Amiel: Because the town thought your father was a heel?
Shields: He wasn't a heel. He was the heel. Yeah, we couldn't stand living in the same town together but I liked him a lot. He made great pictures. So will I.
Amiel: You haven't much to begin with.
Shields: No, he brought me up to start at the top. How do you start at the bottom?
Amiel: Are you, uh, gonna change your name?
Shields: Change it? I'm gonna ram the name of Shields down their throats.

Shields: If you put me on, say at $300 a week, I could pay you off slowly but surely, $6,351 dollars.
Pebbel: You think you blackmailed me...Well, get this, my unit turns out 18 pictures a year. I cry for ideas. If you'd have sweat out a story for me the way you sweat out losing that $6,351 dollars, I'd have hired you anyway. Why didn't you come to me in the first place? What are you, proud?
Shields: I tried to see you, Harry. I couldn't get in.
Pebbel: Do you know who gave me my first job?
Shields: My father.
Pebbel: Yes, and you're just like him, got to angle everything the cute way.
Shields: Look, I'll pay you off a hundred a week.
Pebbel: I wouldn't take a dime. Just bring me a picture I can shoot, genius boy.
Shields: You're all right, Harry. One day, you'll work for me.

Shields: When I work on a picture, it's like romancing a girl. You see her, you want her, you go after her. The big moment. Then, the let-down, every time, every picture, the after-picture blues.
Amiel: Don't worry. Some day, you'll learn to love 'em and leave 'em.
Shields: You think so?

Georgia: I'm one girl who doesn't want to be a star.
Shields: Make up your mind. You hate him and you build this shrine to him. He died over ten years ago and you've been holding your own private wake ever since. You can't be a star in a cemetery... Because he was a drunk, you're a drunk. Because he loved women, you're a tramp. But you forget one thing. He did it with style.
Georgia: Don't waste any sleep over me, Mr. Shields. The last time I tried to commit suicide was six months ago. There won't be any next time...People who knew my father give me extra work and a line to say now and then. I drink what I want, sleep where I want. Who knows? Some day, I may even get married to a nice, upright assistant assistant.
Shields: And make him miserable for the rest of his life because you're a Lorrison, haunted, born to live by make-believe. Look at you. You're acting now, playing the doomed daughter of the great man. Well, let me tell you something. The acting isn't good enough. It's a cheap performance of a bit player, not a star. And that's all it'll ever be until you can pull yourself out of this tomb. Until you can see people as they really are, yourself as you really are, until you can do this to your father's picture, [he draws a mustache on a profiled picture of her father], and laugh the way he would have laughed. That's not a God talking, Georgia, that's only a man.

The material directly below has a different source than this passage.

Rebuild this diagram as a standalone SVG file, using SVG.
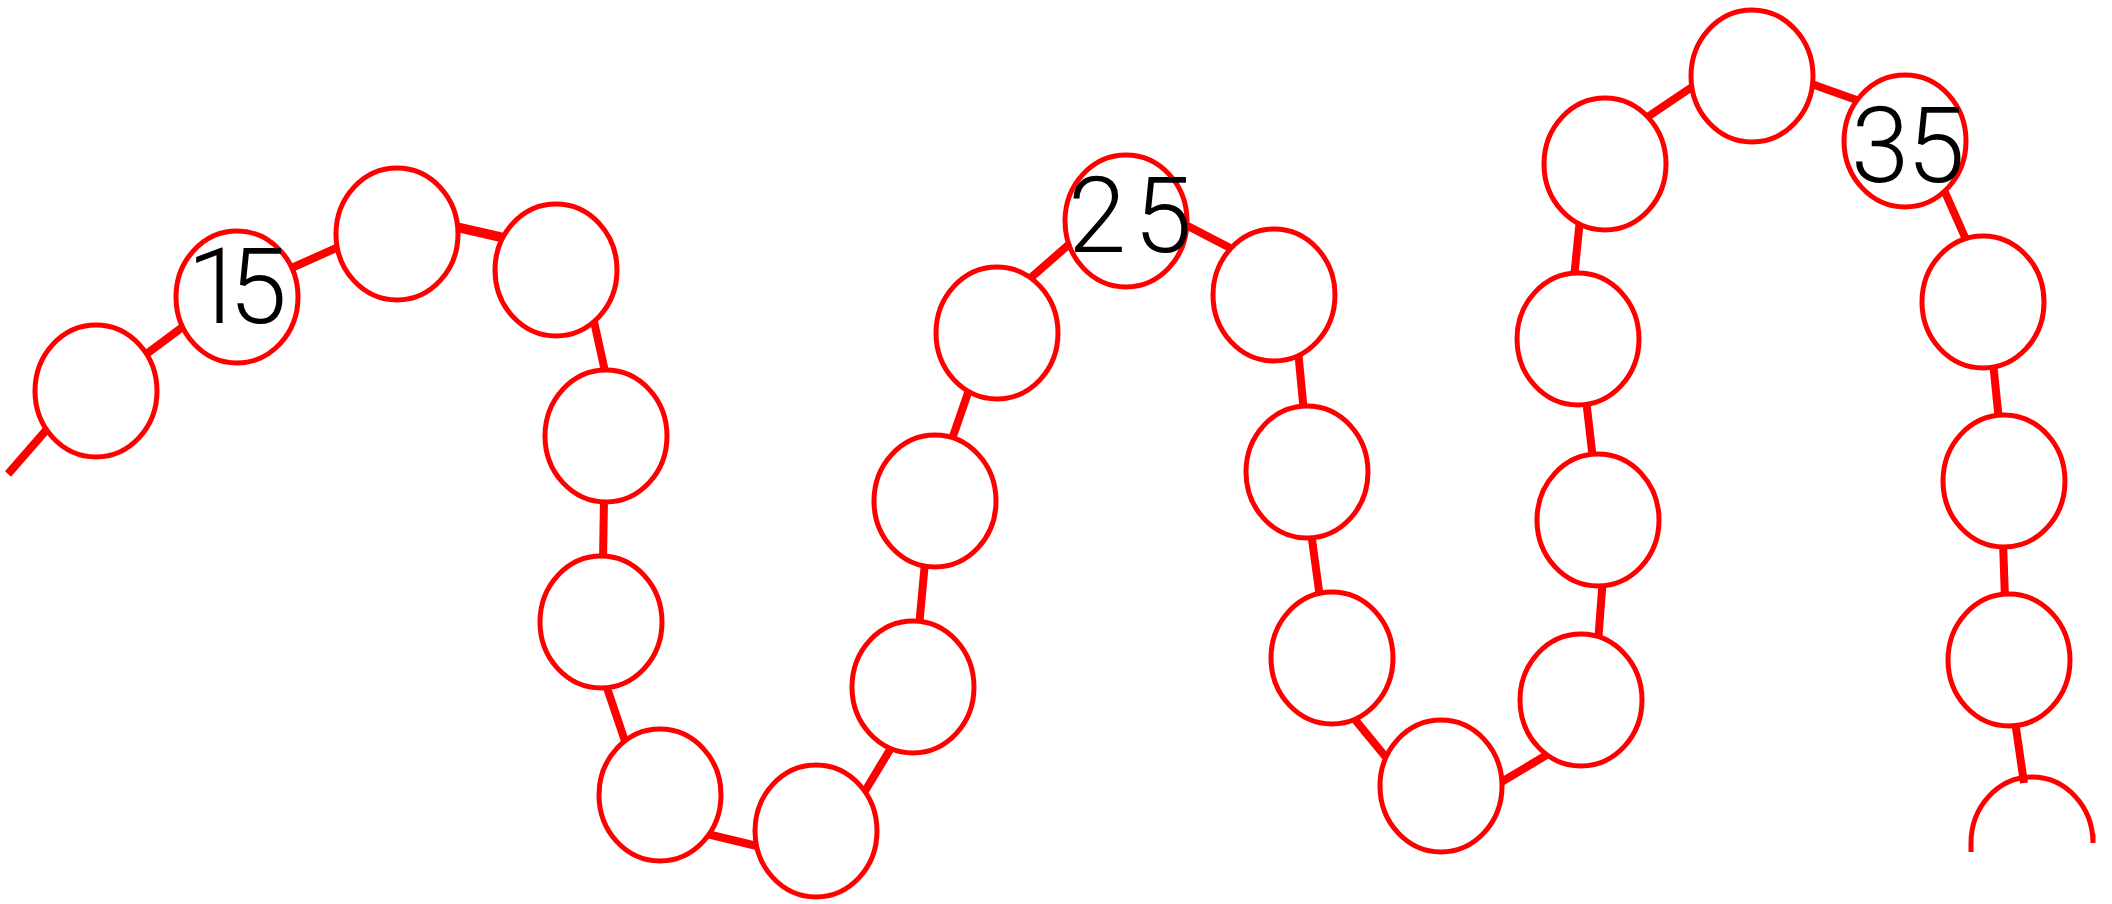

Shields: Georgia, love is for the very young.
Georgia: For the very young. I like that. Would you marry me, Jonathan?
Shields: Not even a little bit.
Georgia: That's too bad.
Shields: Why?
Georgia: Because I'd make you a good wife.
Shields: Well, right now, I don't need a wife. I need a star.

Lila: [about Georgia] She gets to be a star. I get to park the convertible.
Gaucho: Don't talk like that about Georgia - or Jonathan. He's a great man.
Lila: Ha, ha. There are no great men, buster. There's only men.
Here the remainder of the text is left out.